**Goal**
Write the lines out again, from the top of the material to the line containing "const yTickValues = [-0.3, -0.2, -0.1, 0.0, 0.1, 0.2, 0.3];", pictures excluded.

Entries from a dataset
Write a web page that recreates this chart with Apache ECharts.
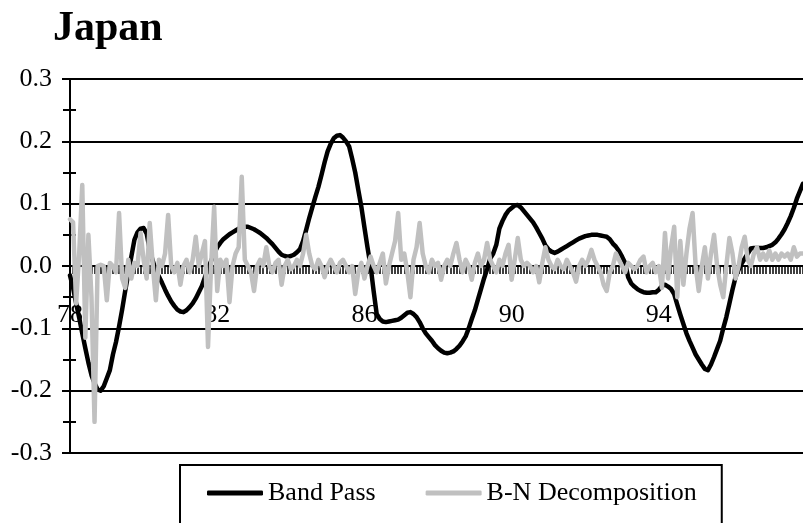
<!DOCTYPE html>
<html>
<head>
<meta charset="utf-8">
<script src="https://cdn.jsdelivr.net/npm/echarts@6/dist/echarts.min.js"></script>
<style>
html,body{margin:0;padding:0;background:#fff;}
#chart{width:803px;height:523px;}
</style>
</head>
<body>
<div id="chart"></div>
<script>
// Monthly observations, Jan 1978 - Dec 1997
const startYear = 1978;
const endYear = 1997;
const yearTickLabels = ['78', '82', '86', '90', '94'];
const yTickValues = [-0.3, -0.2, -0.1, 0.0, 0.1, 0.2, 0.3];

const bandPass = [
 -0.015,-0.035,-0.060,-0.083,-0.108,-0.132,-0.155,-0.175,-0.188,-0.198,
 -0.200,-0.193,-0.180,-0.167,-0.142,-0.122,-0.097,-0.070,-0.040,-0.012,
  0.015, 0.042, 0.054, 0.060, 0.061, 0.052, 0.026, 0.008,-0.008,-0.017,
 -0.027,-0.038,-0.048,-0.057,-0.064,-0.070,-0.073,-0.074,-0.071,-0.066,
 -0.060,-0.052,-0.042,-0.032,-0.018,-0.004, 0.008, 0.020, 0.030, 0.037,
  0.043, 0.047, 0.051, 0.054, 0.057, 0.060, 0.062, 0.063, 0.063, 0.061,
  0.059, 0.056, 0.053, 0.049, 0.045, 0.040, 0.035, 0.029, 0.023, 0.018,
  0.016, 0.015, 0.016, 0.018, 0.022, 0.027, 0.040, 0.058, 0.077, 0.094,
  0.111, 0.127, 0.146, 0.166, 0.184, 0.196, 0.205, 0.209, 0.210, 0.206,
  0.200, 0.192, 0.172, 0.150, 0.122, 0.095, 0.062, 0.030, 0.000,-0.040,
 -0.077,-0.085,-0.089,-0.090,-0.089,-0.088,-0.087,-0.086,-0.083,-0.079,
 -0.075,-0.074,-0.077,-0.082,-0.090,-0.100,-0.108,-0.114,-0.120,-0.127,
 -0.132,-0.136,-0.139,-0.140,-0.139,-0.137,-0.133,-0.128,-0.121,-0.113,
 -0.100,-0.085,-0.071,-0.054,-0.037,-0.020,-0.005, 0.012, 0.020, 0.034,
  0.060, 0.072, 0.082, 0.089, 0.093, 0.097, 0.098, 0.094, 0.088, 0.082,
  0.076, 0.070, 0.062, 0.053, 0.044, 0.033, 0.027, 0.023, 0.021, 0.023,
  0.026, 0.029, 0.032, 0.035, 0.038, 0.041, 0.044, 0.046, 0.048, 0.049,
  0.050, 0.050, 0.050, 0.049, 0.048, 0.047, 0.043, 0.036, 0.031, 0.024,
  0.015, 0.005,-0.018,-0.028,-0.033,-0.037,-0.040,-0.042,-0.043,-0.043,
 -0.042,-0.042,-0.038,-0.032,-0.030,-0.033,-0.037,-0.045,-0.062,-0.078,
 -0.093,-0.108,-0.120,-0.131,-0.142,-0.150,-0.158,-0.165,-0.167,-0.158,
 -0.146,-0.133,-0.120,-0.100,-0.082,-0.060,-0.038,-0.018,-0.006, 0.004,
  0.012, 0.020, 0.028, 0.029, 0.029, 0.029, 0.029, 0.030, 0.032, 0.034,
  0.038, 0.044, 0.051, 0.059, 0.069, 0.080, 0.093, 0.108, 0.120, 0.132
];

const bnDecomp = [
  0.075, 0.070,-0.060, 0.020, 0.130,-0.115, 0.050,-0.050,-0.250, 0.000,
  0.002, 0.000,-0.055, 0.005, 0.000,-0.010, 0.085,-0.020,-0.035, 0.010,
 -0.020, 0.005, 0.000, 0.053, 0.010,-0.020, 0.069, 0.000,-0.055, 0.010,
  0.000, 0.020, 0.082, 0.000,-0.010, 0.005,-0.030, 0.000, 0.010,-0.010,
  0.010, 0.047, 0.000, 0.020, 0.040,-0.130, 0.000, 0.095,-0.040, 0.010,
  0.000, 0.010,-0.058, 0.000, 0.020, 0.030, 0.143, 0.010, 0.000,-0.010,
 -0.040, 0.000, 0.010, 0.000, 0.030, 0.000,-0.010, 0.005, 0.010,-0.030,
  0.000, 0.010,-0.005, 0.000, 0.010, 0.000, 0.020, 0.050, 0.020, 0.000,
 -0.005, 0.010, 0.000,-0.018, 0.000, 0.010, 0.000,-0.010, 0.005, 0.010,
  0.000,-0.010, 0.000,-0.045,-0.010, 0.005,-0.020, 0.000, 0.015, 0.000,
 -0.010, 0.005, 0.020,-0.028, 0.000, 0.020, 0.040, 0.085, 0.010, 0.020,
 -0.010,-0.050, 0.010, 0.030, 0.069, 0.020, 0.000,-0.010, 0.010, 0.000,
  0.005,-0.022, 0.000, 0.010, 0.000, 0.020, 0.037, 0.010,-0.010, 0.010,
  0.000,-0.022, 0.005, 0.020, 0.000, 0.010, 0.037, 0.010, 0.000,-0.010,
  0.010, 0.000, 0.020, 0.034,-0.022, 0.010, 0.045, 0.010, 0.000, 0.005,
  0.000,-0.010, 0.000,-0.026, 0.005, 0.030, 0.010, 0.000,-0.005, 0.010,
  0.000,-0.005, 0.010, 0.000,-0.010,-0.025, 0.000, 0.010, 0.000, 0.010,
  0.026, 0.010, 0.000,-0.010,-0.030,-0.040,-0.010, 0.000, 0.020, 0.010,
  0.000,-0.010, 0.005, 0.000,-0.005, 0.000, 0.010, 0.015,-0.010, 0.000,
  0.005,-0.010, 0.000,-0.035, 0.053,-0.020, 0.030, 0.063,-0.050, 0.040,
 -0.030, 0.020, 0.060, 0.085, 0.000,-0.040, 0.000, 0.030,-0.020, 0.020,
  0.050, 0.000,-0.030,-0.050, 0.000, 0.045, 0.020,-0.020, 0.000, 0.030,
  0.047, 0.010, 0.000, 0.020, 0.030, 0.010, 0.020, 0.010, 0.025, 0.010,
  0.020, 0.010, 0.020, 0.015, 0.020, 0.010, 0.030, 0.015, 0.020, 0.020
];

const months = [];
for (let y = startYear; y <= endYear; y++) {
  for (let m = 1; m <= 12; m++) {
    months.push(String(y).slice(2) + '.' + (m < 10 ? '0' + m : m));
  }
}

const FONT = '"Liberation Serif", "Times New Roman", serif';
const yMin = yTickValues[0], yMax = yTickValues[yTickValues.length - 1];
const gridTop = 79, gridBottom = 70, plotH = 523 - gridTop - gridBottom;
// distance from the bottom of the plot up to the zero line, derived from the scale
const zeroOffset = plotH * (0 - yMin) / (yMax - yMin);

const yearLabel = function (v) {
  const lab = v.slice(0, 2);
  return yearTickLabels.indexOf(lab) >= 0 ? lab : '';
};

const chart = echarts.init(document.getElementById('chart'), null, {renderer: 'canvas'});
chart.setOption({
  animation: false,
  backgroundColor: '#fff',
  textStyle: {fontFamily: FONT, color: '#000'},
  title: {
    text: 'Japan',
    left: 53, top: 8, padding: 0,
    textStyle: {fontFamily: FONT, fontWeight: 'bold', fontSize: 42, color: '#000'}
  },
  grid: {left: 70, right: -4, top: gridTop, bottom: gridBottom, containLabel: false},
  legend: {
    data: ['Band Pass', 'B-N Decomposition'],
    left: 180, top: 465,
    padding: [15, 25, 40, 27],
    borderColor: '#000', borderWidth: 2,
    itemWidth: 56, itemHeight: 5, itemGap: 50,
    icon: 'roundRect',
    textStyle: {fontFamily: FONT, fontSize: 26, color: '#000', padding: [0,0,0,0]}
  },
  xAxis: [{
    type: 'category',
    data: months,
    boundaryGap: false,
    axisLine: {onZero: true, lineStyle: {color: '#000', width: 2}},
    axisTick: {show: true, interval: 0, length: 8, lineStyle: {color: '#000', width: 1.5}},
    axisLabel: {show: false},
    splitLine: {show: false}
  }, {
    type: 'category',
    data: months,
    boundaryGap: false,
    position: 'bottom',
    offset: -zeroOffset,
    axisLine: {show: false, onZero: false},
    axisTick: {show: false},
    axisLabel: {
      interval: 47, margin: 36,
      fontFamily: FONT, fontSize: 26, color: '#000',
      formatter: yearLabel
    },
    splitLine: {show: false}
  }],
  yAxis: [{
    type: 'value',
    min: yMin, max: yMax, interval: 0.1,
    axisLine: {show: true, onZero: false, lineStyle: {color: '#000', width: 2}},
    axisTick: {show: true, length: 8, lineStyle: {color: '#000', width: 2}},
    minorTick: {show: true, splitNumber: 2, length: 7, lineStyle: {color: '#000', width: 2}},
    axisLabel: {
      margin: 18, fontFamily: FONT, fontSize: 26, color: '#000',
      formatter: function (v) { return (Math.round(v * 10) / 10).toFixed(1); }
    },
    splitLine: {show: true, lineStyle: {color: '#000', width: 2}}
  }, {
    type: 'value', position: 'left',
    min: yMin, max: yMax, interval: 0.05,
    axisLine: {show: false},
    axisTick: {show: true, inside: true, length: 6, lineStyle: {color: '#000', width: 2}},
    axisLabel: {show: false},
    splitLine: {show: false}
  }],
  series: [{
    name: 'Band Pass',
    type: 'line',
    data: bandPass,
    showSymbol: false,
    symbol: 'none',
    itemStyle: {color: '#000'},
    lineStyle: {color: '#000', width: 4.5, cap: 'round', join: 'round'},
    z: 3
  }, {
    name: 'B-N Decomposition',
    type: 'line',
    data: bnDecomp,
    showSymbol: false,
    symbol: 'none',
    itemStyle: {color: '#c0c0c0'},
    lineStyle: {color: '#c0c0c0', width: 4.5, cap: 'round', join: 'round'},
    z: 4
  }]
});
</script>
</body>
</html>
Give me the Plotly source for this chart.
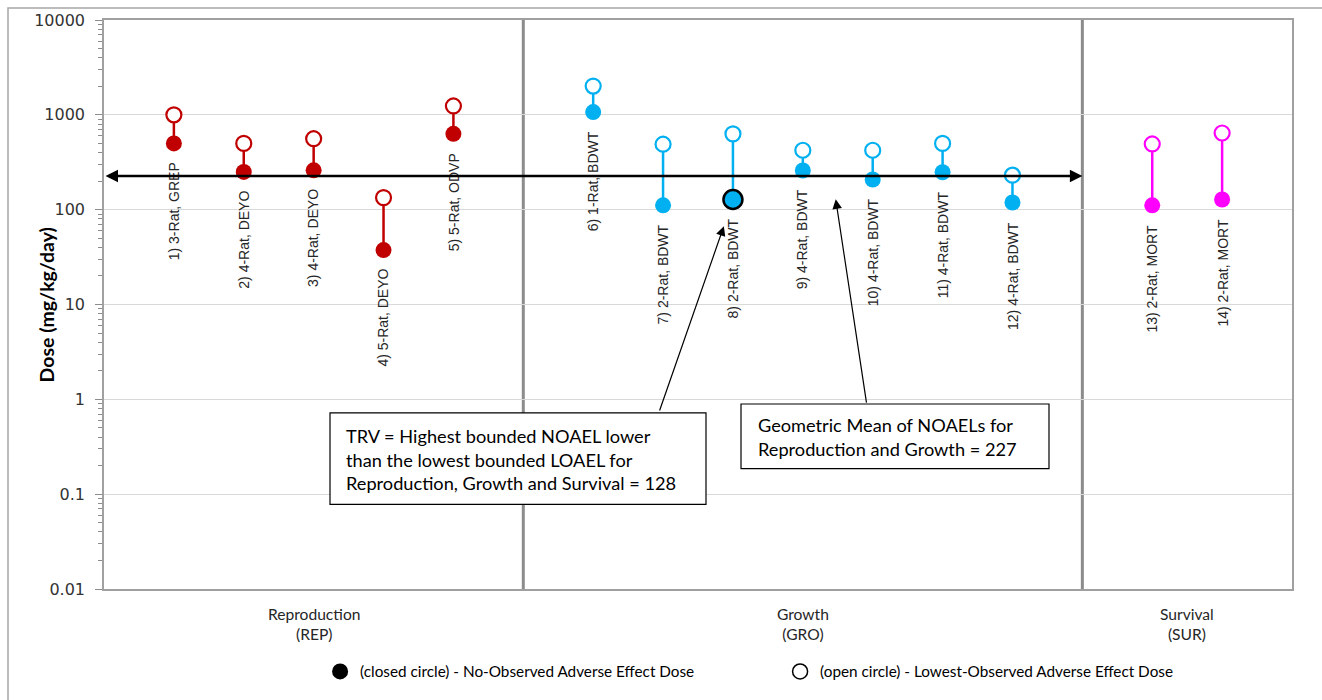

**Written answer**
Write a web page that recreates this chart with Apache ECharts.
<!DOCTYPE html>
<html>
<head>
<meta charset="utf-8">
<script src="https://cdn.jsdelivr.net/npm/echarts@6/dist/echarts.min.js"></script>
<style>
html,body{margin:0;padding:0;background:#fff;}
#chart{width:803px;height:523px;}
</style>
</head>
<body>
<div id="chart"></div>
<script>
// Monthly observations, Jan 1978 - Dec 1997
const startYear = 1978;
const endYear = 1997;
const yearTickLabels = ['78', '82', '86', '90', '94'];
const yTickValues = [-0.3, -0.2, -0.1, 0.0, 0.1, 0.2, 0.3];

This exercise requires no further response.